Heaven and Earth are a continuum. Heaven was populated by ancestors (Ti) who were ruled by a supreme ancestor (Shang Ti). This was an unbroken procession of life to a different form.

Death was not the end.

Confucius put people before ancestors; earth before heaven; this life before the life after.

Ancestor worship shifted to filial piety. Family ties were more sacred than ties to ancestors. Obligations to family took precedence over duties to the departed.

Smith says of Confucius: "His philosophy was an incarnation of common sense and practical wisdom." No metaphysical thought; no cosmic piety, etc. (p. 190)

Confucius: "Recognize that you know what you know, and that you are ignorant of what you do not know." (190)

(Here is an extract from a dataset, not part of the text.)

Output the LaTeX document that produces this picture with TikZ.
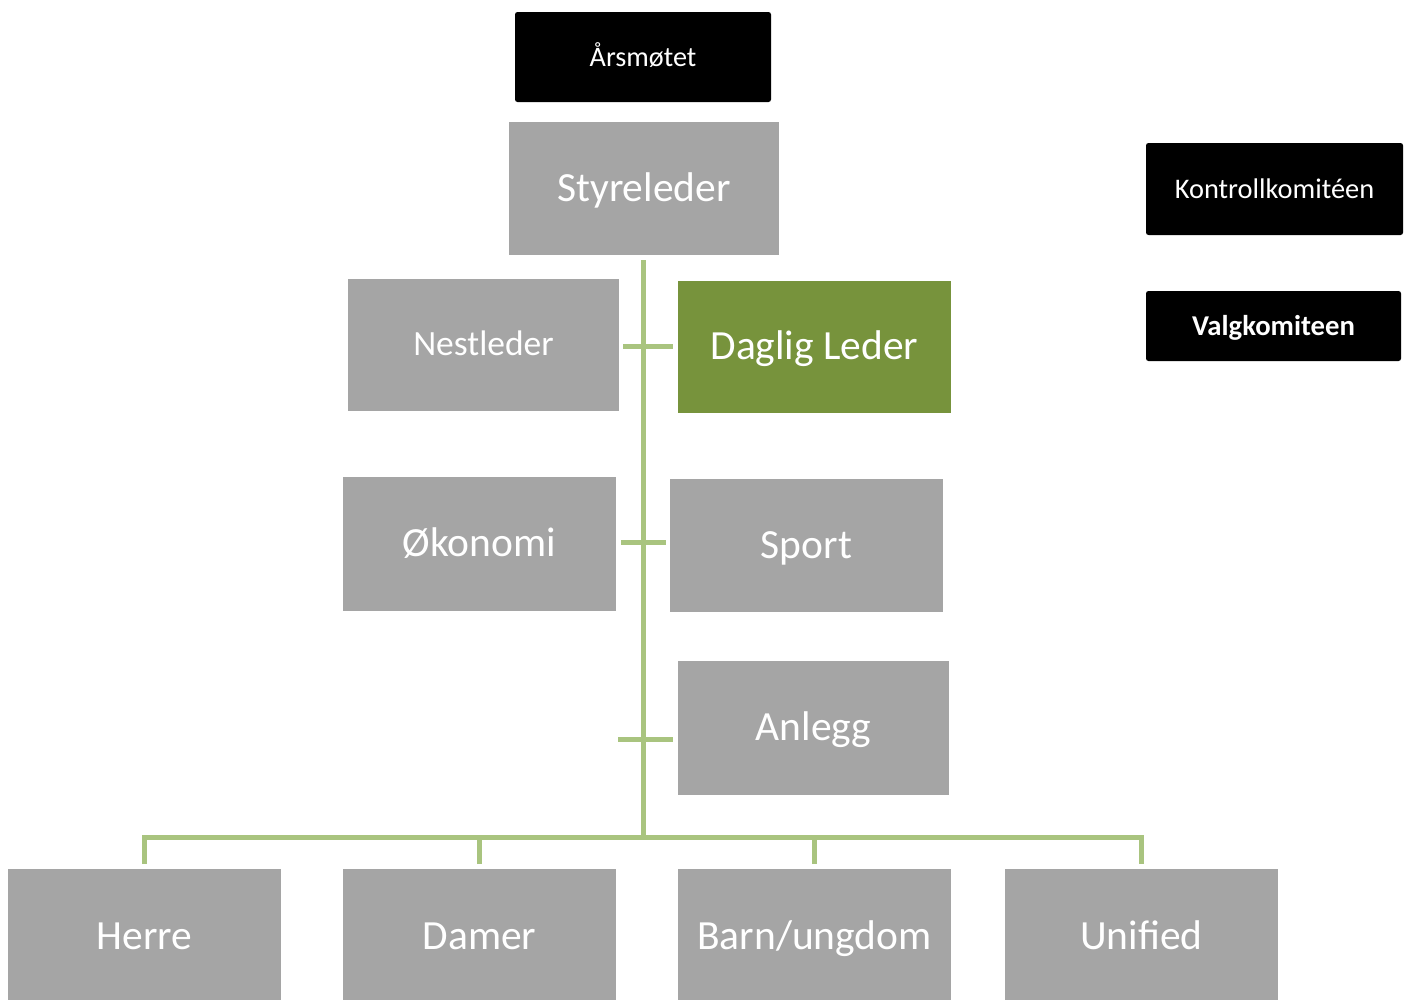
\documentclass[tikz,border=0pt]{standalone}
\usepackage{fontspec}
\setmainfont{Carlito}
\definecolor{boxgray}{HTML}{A5A5A5}
\definecolor{leadgreen}{HTML}{77933C}
\definecolor{linegreen}{HTML}{A9C47F}
\tikzset{
  basebox/.style={draw=none, inner sep=0pt, text=white},
  graybox/.style={basebox, fill=boxgray, font=\fontsize{41.5}{48}\selectfont, text height=31.5pt, text depth=6.5pt},
  blackbox/.style={basebox, fill=black, rounded corners=2.5pt, font=\fontsize{28.2}{34}\selectfont, text height=22pt, text depth=4pt},
  conn/.style={draw=linegreen, line width=5pt}
}
\begin{document}
\begin{tikzpicture}[x=1pt,y=-1pt]
\useasboundingbox (0,0) rectangle (1407,999);
% top
\node[blackbox, minimum width=256pt, minimum height=90pt] (ars) at (643,57) {Årsmøtet};
\node[graybox, minimum width=270pt, minimum height=133pt] (styr) at (644,188.5) {Styreleder};
\node[graybox, minimum width=271pt, minimum height=132pt, font=\fontsize{35.5}{42}\selectfont, text height=27pt, text depth=5.5pt] (nest) at (483.5,345) {Nestleder};
\node[graybox, fill=leadgreen, minimum width=273pt, minimum height=132pt] (dag) at (814.5,347) {Daglig Leder};
\node[graybox, minimum width=273pt, minimum height=134pt] (oko) at (479.5,544) {Økonomi};
\node[graybox, minimum width=273pt, minimum height=133pt] (sport) at (806.5,545.5) {Sport};
\node[graybox, minimum width=271pt, minimum height=134pt] (anl) at (813.5,728) {Anlegg};
% bottom row
\node[graybox, minimum width=273pt, minimum height=136pt] (herre) at (144.5,937) {Herre};
\node[graybox, minimum width=273pt, minimum height=136pt] (damer) at (479.5,937) {Damer};
\node[graybox, minimum width=273pt, minimum height=136pt] (barn) at (814.5,937) {Barn/ungdom};
\node[graybox, minimum width=273pt, minimum height=136pt] (unif) at (1141.5,937) {Unified};
% committees
\node[blackbox, minimum width=257pt, minimum height=92pt, font=\fontsize{28.4}{34}\selectfont] (kontr) at (1274.5,189) {Kontrollkomitéen};
\node[blackbox, minimum width=255pt, minimum height=70pt, font=\fontsize{28.7}{34}\selectfont\bfseries] (valg) at (1273.5,326) {Valgkomiteen};
% connectors
\coordinate (spinetop) at (643,260);
\coordinate (spinebot) at (643,837.5);
\coordinate (t1l) at (623,346.5);
\coordinate (t1r) at (673,346.5);
\coordinate (t2l) at (621,542.5);
\coordinate (t2r) at (666,542.5);
\coordinate (t3l) at (618,739.5);
\coordinate (t3r) at (673,739.5);
\coordinate (dh) at (144.5,864);
\coordinate (dd) at (479.5,864);
\coordinate (db) at (814.5,864);
\coordinate (du) at (1141.5,864);
\draw[conn] (spinetop) -- (spinebot);
\draw[conn] (t1l) -- (t1r);
\draw[conn] (t2l) -- (t2r);
\draw[conn] (t3l) -- (t3r);
\draw[conn] (dh) |- (spinebot) -| (du);
\draw[conn] (dd) -- (dd |- spinebot);
\draw[conn] (db) -- (db |- spinebot);
\end{tikzpicture}
\end{document}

"While you do not know life, how can you know about death?" (190)

Notes based on writings of H. G. Creel:

Some degree of universal education is necessary to spread the principles ... an enlightened citizenry is necessary.

Lead people with virtue, not force. Depend on li to maintain order...not laws and police force. People will then feel their moral obligations to one another and to society.

Good government would be necessary.

Aim: welfare of the people; administered by

the most capable men.

Moral responsibility of the ministers of government.

And education should influence the young to become good, moral, and intelligent leaders.

Confucius, above all, taught his students how to think for themselves.

He admitted he himself did not know the truth, but only a way to look for it. He believed that humanity could find happiness only in a cooperative community of free men.

Confucius said:

“If a man does not constantly ask himself, 'What is the right thing to do?' I really don't know what is to be done about him.”

and this… “Wisdom is to know men; virtue is to love men.”

The secret of Confucius' enormous appeal and influence is his humanism: his insistence on the supremacy of human values and thought.